Spaceship vans come with double beds, complete with bedding and curtains for privacy, as well as a dual-burner portable cooker, fridge and freezer, gas canister, water tank, and all the plates and utensils needed for a decent meal. And if the little ones aren't as awestruck by the scenery as you are, these vans also come with a DVD player and an iPod hookup. The vans seat about four people and have plenty of storage for a few backpacks. Other varieties of the Spaceship offer sleeping for more than two people. Jucy offers five different styles of vans to choose from, with some models sleeping up to four people. The Jucy Condo even has a 19-inch, flat-screen TV and the Jucy Chaser has a shower and toilet, which means self-contained Freedom Camping is allowed. Check out Jucy's campsite go-to-guide for information about free campsites, DOC campsites, and where Freedom Camping is allowed.

If you're interested in a cheaper, grungier option, check out Wicked Campers, which are all unique in their graffiti-covered exteriors. The vans can sleep two or more people and include a kitchen area, camp stools and table, cutlery and dishes, but do not include linen, pillows or a DVD player and only the newest versions have air conditioning.

4. Hitchhiking
Best for: Solo travelers
Pros: Cheap, Meet fellow travelers (and not the crazy kind)
Cons: difficulty finding a ride and getting to specific places

In New Zealand, hitchhiking is a frequent mode of travel — most hitchhikers are young, friendly, and will be carrying a backpack. The North Island is more populated than the South Island, which means bigger roads and less of a chance of someone stopping. But on the South Island, with few roads and more adventurous folk, the chances of getting picked up are greater. It is harder to find a ride if there are multiple travelers or if your pack is unwieldy. Take a chance, though, because you never know who will give you a ride, some free beer, and maybe even take you rabbit hunting.

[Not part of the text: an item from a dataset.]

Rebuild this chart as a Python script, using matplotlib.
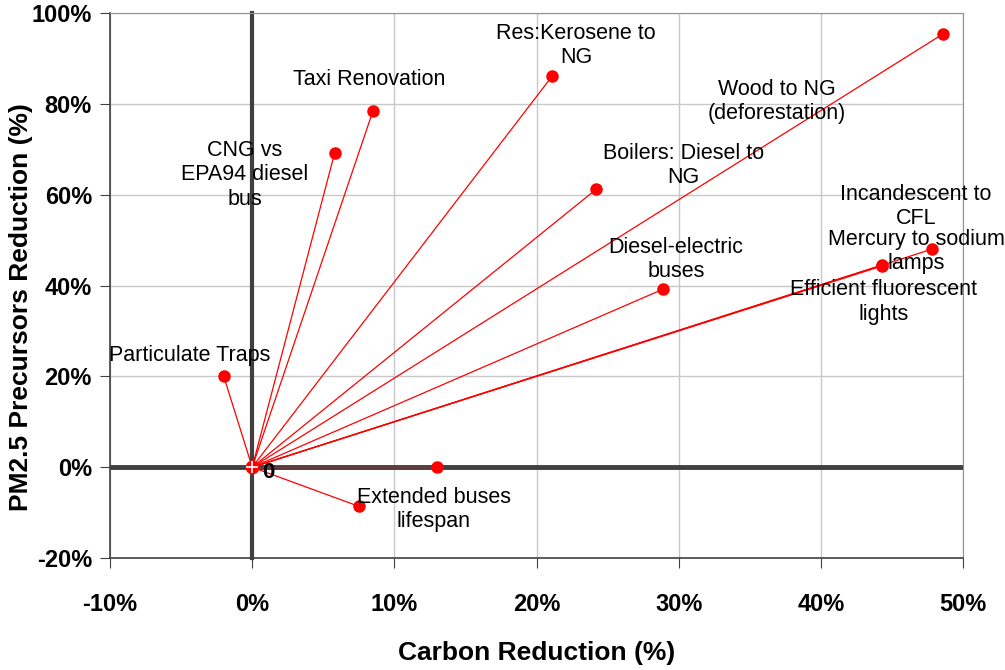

Hitchhiking is also good for rides to and from trailheads. Many of the main hikes are one-way, and getting a shuttle back to your car can be pricey. Check out boards at hostels to see if anyone is headed where you are going, or pin up a note yourself. Don't be afraid of hitchhikers in New Zealand — if you are looking for a travel mate, and have the space, try giving someone a ride. Even if you don't click, at least you'll save money on gas. 

5. Rent a car
Best for: A few weeks stay
Pros: Good deals
Cons: Can't go on the (many) backcountry roads

If you aren't into the whole backpacking thing, and just need something to get you from place to place, renting a car is an easy option. It will get you where you want to go and will provide better gas mileage than a large campervan. Parking can be a pricey hassle in certain cities, especially Wellington, but in the smaller cities most hostels have a place to park. Many of the rental car companies don't allow their cars on back roads— which there are plenty of on both islands and they can lead to some spectacular off-the-path areas.

At every trailhead and many parking lots for tourist attractions, signs warn to lock your car and to always be on the watch for break-ins. If your car is obviously a rental (and a nice looking one at that), chances of burglary might increase, as opposed to if you have some dirty-looking, backpacker car, which an intruder probably wouldn't expect to have more than a few packs of Ramen noodles inside.